> [Task requirements] All pictures are to be skipped; retype only the lines from the top of the entries through the line with "from matplotlib.ticker import", both included.

[Items start]

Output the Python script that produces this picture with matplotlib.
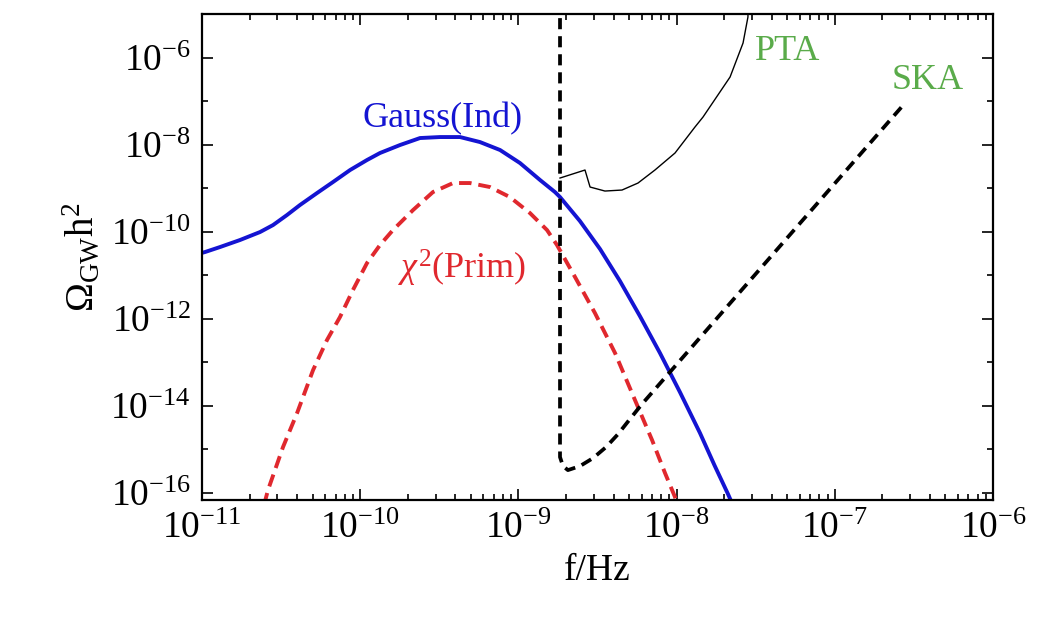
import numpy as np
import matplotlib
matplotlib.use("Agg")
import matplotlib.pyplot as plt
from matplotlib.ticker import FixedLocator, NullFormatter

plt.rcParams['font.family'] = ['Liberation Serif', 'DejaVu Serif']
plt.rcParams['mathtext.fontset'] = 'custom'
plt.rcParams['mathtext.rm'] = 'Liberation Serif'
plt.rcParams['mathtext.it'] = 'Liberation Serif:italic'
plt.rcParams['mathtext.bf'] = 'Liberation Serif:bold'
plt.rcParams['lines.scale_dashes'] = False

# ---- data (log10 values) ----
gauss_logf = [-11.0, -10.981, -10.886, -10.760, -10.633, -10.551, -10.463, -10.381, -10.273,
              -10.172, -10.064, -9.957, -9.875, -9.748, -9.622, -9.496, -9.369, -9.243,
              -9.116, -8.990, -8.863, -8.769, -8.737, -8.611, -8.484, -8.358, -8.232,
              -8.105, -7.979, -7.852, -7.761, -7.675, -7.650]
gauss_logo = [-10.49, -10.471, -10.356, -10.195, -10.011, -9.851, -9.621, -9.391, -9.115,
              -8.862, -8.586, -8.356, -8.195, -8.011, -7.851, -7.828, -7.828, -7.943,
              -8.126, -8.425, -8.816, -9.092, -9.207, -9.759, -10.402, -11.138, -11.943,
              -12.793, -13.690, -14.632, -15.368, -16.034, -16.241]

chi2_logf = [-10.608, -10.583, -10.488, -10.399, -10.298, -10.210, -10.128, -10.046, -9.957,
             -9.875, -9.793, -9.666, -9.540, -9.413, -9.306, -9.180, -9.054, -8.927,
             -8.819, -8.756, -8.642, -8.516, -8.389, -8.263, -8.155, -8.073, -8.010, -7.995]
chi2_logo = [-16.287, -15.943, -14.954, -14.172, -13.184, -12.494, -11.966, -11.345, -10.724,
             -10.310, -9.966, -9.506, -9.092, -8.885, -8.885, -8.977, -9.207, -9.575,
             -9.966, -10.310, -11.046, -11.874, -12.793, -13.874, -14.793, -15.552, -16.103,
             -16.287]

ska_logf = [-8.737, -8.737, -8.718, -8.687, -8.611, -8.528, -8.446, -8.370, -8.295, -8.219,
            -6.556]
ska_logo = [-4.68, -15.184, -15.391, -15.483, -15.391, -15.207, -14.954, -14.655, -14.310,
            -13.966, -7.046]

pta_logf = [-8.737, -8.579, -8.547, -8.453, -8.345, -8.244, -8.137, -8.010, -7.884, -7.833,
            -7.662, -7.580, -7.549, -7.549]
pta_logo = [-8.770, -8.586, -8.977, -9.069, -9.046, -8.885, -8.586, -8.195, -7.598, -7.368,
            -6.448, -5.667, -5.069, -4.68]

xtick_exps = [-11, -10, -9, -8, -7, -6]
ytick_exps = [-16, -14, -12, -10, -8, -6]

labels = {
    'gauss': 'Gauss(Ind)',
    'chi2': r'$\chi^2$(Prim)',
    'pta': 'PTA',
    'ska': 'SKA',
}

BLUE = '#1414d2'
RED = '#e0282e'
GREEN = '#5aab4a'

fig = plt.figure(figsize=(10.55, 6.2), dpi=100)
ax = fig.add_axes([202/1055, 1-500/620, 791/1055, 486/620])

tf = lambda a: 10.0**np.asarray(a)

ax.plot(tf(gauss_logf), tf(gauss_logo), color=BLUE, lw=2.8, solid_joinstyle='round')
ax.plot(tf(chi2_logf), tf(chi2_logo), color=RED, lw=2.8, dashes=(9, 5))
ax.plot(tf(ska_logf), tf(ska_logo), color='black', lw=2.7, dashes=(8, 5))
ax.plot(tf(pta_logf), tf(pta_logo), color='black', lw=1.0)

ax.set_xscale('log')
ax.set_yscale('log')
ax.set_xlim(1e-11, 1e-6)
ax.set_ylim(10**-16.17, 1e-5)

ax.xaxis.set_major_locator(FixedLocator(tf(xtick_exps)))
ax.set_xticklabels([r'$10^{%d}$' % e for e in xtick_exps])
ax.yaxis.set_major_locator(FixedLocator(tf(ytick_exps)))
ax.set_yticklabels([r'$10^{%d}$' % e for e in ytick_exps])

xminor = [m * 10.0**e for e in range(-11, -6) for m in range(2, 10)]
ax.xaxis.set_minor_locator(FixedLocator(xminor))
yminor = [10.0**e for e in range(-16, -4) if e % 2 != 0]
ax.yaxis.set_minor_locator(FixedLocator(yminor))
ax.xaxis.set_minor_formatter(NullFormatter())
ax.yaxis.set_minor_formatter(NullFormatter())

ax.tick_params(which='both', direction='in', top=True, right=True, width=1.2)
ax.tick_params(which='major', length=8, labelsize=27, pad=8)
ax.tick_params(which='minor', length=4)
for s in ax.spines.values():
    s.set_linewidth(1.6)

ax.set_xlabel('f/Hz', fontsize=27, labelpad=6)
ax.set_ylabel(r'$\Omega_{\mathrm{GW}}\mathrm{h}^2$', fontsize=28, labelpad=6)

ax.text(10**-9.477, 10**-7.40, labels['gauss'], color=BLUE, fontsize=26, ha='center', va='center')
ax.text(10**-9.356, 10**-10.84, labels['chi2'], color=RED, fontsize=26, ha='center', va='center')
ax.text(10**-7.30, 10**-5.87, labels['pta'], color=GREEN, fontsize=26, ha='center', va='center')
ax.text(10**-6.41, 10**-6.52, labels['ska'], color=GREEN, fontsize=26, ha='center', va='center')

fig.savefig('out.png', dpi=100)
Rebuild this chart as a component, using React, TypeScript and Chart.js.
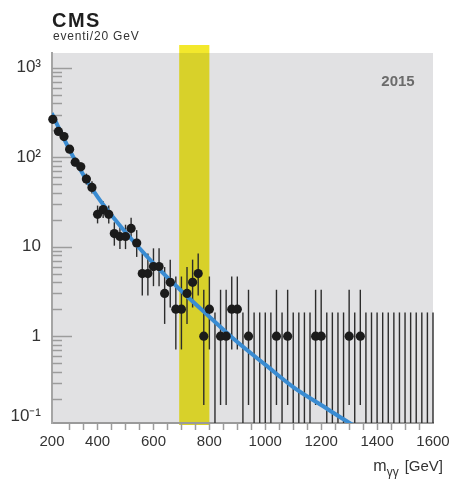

[Items end]

> [The output]
Output the Python script that produces this picture with matplotlib.
import numpy as np
import matplotlib
matplotlib.use("Agg")
import matplotlib.pyplot as plt
from matplotlib.ticker import FixedLocator, NullFormatter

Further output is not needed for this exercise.